# EXERCISE AIM
Extract the lines of the material below, beginning with the first and ending with the line that holds "const xTicks = [0, 1, 2, 3, 4, 5]". Skip every picture.

══ RECORDED DATA

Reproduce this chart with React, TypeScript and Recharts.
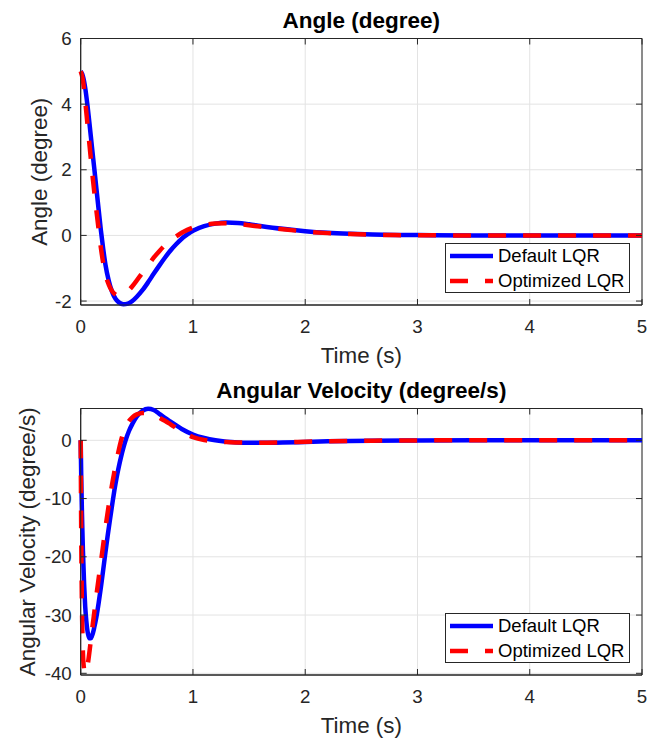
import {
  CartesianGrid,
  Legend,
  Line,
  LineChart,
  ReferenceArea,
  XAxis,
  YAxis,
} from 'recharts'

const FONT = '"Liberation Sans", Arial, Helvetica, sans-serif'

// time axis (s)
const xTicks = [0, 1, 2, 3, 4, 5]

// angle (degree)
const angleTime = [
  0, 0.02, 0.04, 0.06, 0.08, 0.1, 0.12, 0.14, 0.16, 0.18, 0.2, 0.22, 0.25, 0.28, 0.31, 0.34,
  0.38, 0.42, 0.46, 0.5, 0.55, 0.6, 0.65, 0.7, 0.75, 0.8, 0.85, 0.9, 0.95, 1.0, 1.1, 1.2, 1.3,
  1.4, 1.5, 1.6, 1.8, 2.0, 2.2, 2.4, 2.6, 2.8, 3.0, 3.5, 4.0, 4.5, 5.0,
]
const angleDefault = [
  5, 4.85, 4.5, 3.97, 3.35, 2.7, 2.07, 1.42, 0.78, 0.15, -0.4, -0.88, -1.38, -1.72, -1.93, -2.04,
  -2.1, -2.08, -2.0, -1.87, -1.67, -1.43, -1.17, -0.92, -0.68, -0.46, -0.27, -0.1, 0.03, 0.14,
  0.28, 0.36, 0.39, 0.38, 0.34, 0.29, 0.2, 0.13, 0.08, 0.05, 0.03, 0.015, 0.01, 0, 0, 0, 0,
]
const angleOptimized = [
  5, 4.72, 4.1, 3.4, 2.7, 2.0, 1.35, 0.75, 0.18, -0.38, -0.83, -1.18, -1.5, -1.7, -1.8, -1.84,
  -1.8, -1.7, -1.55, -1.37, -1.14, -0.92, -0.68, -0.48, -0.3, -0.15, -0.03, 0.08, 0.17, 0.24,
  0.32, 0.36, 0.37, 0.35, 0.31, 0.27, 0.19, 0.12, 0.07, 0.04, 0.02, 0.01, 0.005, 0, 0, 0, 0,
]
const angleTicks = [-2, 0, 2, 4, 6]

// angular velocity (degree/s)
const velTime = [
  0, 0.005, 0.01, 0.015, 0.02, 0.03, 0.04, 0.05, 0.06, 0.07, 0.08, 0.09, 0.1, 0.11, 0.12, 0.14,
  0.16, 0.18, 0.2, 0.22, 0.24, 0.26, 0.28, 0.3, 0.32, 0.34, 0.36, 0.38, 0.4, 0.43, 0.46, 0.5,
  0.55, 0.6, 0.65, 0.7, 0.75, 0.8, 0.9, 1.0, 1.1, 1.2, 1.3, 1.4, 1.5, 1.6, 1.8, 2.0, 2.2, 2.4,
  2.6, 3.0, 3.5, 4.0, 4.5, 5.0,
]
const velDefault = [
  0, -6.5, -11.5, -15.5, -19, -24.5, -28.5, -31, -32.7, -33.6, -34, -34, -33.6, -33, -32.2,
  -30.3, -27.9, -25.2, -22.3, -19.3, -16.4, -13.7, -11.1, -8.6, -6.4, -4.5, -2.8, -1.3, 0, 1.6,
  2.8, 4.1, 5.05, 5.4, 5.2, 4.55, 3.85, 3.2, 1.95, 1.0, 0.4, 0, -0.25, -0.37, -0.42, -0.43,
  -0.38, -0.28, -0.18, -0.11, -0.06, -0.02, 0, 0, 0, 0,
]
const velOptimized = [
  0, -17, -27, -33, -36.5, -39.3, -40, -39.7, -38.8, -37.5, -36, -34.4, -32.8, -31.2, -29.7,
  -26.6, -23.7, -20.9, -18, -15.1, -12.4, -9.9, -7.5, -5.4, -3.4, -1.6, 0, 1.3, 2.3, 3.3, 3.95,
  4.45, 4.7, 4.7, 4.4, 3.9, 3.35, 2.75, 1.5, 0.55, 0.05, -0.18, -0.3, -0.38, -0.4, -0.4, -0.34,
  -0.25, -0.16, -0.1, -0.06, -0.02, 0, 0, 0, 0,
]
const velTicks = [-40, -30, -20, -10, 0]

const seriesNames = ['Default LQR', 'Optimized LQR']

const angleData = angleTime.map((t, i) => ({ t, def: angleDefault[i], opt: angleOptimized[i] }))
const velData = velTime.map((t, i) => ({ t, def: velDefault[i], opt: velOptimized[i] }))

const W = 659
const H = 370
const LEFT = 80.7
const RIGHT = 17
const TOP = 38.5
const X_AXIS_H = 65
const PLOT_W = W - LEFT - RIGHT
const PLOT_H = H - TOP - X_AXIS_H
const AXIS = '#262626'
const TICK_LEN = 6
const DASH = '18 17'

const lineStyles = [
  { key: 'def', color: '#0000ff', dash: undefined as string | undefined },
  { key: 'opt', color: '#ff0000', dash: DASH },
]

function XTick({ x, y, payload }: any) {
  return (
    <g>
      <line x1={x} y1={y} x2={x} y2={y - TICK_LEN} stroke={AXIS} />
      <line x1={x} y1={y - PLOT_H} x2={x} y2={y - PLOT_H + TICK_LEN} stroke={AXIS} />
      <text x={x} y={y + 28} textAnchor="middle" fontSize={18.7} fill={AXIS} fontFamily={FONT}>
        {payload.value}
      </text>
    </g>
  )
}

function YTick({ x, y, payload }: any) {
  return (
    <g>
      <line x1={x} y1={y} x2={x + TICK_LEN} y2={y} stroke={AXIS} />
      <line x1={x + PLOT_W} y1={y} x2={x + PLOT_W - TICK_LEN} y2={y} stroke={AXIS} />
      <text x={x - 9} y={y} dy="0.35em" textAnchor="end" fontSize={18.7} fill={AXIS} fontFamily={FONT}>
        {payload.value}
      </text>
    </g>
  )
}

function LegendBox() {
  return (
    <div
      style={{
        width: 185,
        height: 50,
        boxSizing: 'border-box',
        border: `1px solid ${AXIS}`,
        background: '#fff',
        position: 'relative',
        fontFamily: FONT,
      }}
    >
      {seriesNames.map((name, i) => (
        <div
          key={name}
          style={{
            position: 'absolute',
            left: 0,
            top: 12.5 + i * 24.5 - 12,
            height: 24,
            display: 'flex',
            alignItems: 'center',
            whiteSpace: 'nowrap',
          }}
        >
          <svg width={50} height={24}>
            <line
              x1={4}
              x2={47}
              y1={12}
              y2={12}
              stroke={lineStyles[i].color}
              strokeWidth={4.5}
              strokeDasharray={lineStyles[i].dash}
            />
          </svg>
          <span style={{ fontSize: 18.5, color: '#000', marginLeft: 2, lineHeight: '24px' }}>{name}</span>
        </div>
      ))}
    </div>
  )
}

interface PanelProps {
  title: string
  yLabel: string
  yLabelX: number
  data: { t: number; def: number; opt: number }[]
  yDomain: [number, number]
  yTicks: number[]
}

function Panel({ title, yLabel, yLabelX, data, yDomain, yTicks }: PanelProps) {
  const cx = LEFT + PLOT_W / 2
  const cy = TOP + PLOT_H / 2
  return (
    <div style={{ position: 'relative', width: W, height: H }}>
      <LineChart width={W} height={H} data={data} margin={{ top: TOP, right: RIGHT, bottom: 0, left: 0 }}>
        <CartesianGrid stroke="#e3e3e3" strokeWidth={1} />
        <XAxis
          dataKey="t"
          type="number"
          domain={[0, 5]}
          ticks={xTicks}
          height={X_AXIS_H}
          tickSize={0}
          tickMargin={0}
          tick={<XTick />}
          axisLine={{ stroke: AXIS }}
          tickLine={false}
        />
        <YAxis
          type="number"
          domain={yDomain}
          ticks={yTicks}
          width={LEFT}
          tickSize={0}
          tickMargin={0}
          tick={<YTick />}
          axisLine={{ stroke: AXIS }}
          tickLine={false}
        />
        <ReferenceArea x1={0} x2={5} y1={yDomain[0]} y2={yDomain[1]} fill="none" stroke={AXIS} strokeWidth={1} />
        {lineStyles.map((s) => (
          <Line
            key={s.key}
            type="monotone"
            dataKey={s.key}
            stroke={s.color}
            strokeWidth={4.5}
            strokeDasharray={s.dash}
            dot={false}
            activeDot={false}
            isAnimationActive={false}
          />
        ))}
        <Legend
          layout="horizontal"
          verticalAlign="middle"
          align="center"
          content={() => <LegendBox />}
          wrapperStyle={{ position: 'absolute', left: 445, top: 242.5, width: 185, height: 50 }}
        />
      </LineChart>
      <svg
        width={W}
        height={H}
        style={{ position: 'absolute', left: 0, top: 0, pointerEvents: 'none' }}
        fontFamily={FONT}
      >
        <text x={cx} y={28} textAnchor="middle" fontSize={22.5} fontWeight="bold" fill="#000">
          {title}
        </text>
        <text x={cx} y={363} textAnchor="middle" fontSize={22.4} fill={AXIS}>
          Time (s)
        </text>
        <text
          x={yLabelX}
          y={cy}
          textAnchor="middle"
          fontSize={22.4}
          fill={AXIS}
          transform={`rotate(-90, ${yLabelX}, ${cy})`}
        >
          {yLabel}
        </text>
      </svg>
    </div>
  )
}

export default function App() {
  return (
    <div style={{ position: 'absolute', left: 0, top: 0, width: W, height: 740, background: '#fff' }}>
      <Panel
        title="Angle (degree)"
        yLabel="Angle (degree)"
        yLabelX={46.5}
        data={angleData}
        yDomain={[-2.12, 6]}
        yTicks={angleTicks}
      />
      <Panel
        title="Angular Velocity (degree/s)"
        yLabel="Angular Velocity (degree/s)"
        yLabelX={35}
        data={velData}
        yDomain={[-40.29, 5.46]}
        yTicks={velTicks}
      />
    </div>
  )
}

════

# TASK OUTPUT
Reproduce this chart with React, TypeScript and Recharts.
import {
  CartesianGrid,
  Legend,
  Line,
  LineChart,
  ReferenceArea,
  XAxis,
  YAxis,
} from 'recharts'

const FONT = '"Liberation Sans", Arial, Helvetica, sans-serif'

// time axis (s)
const xTicks = [0, 1, 2, 3, 4, 5]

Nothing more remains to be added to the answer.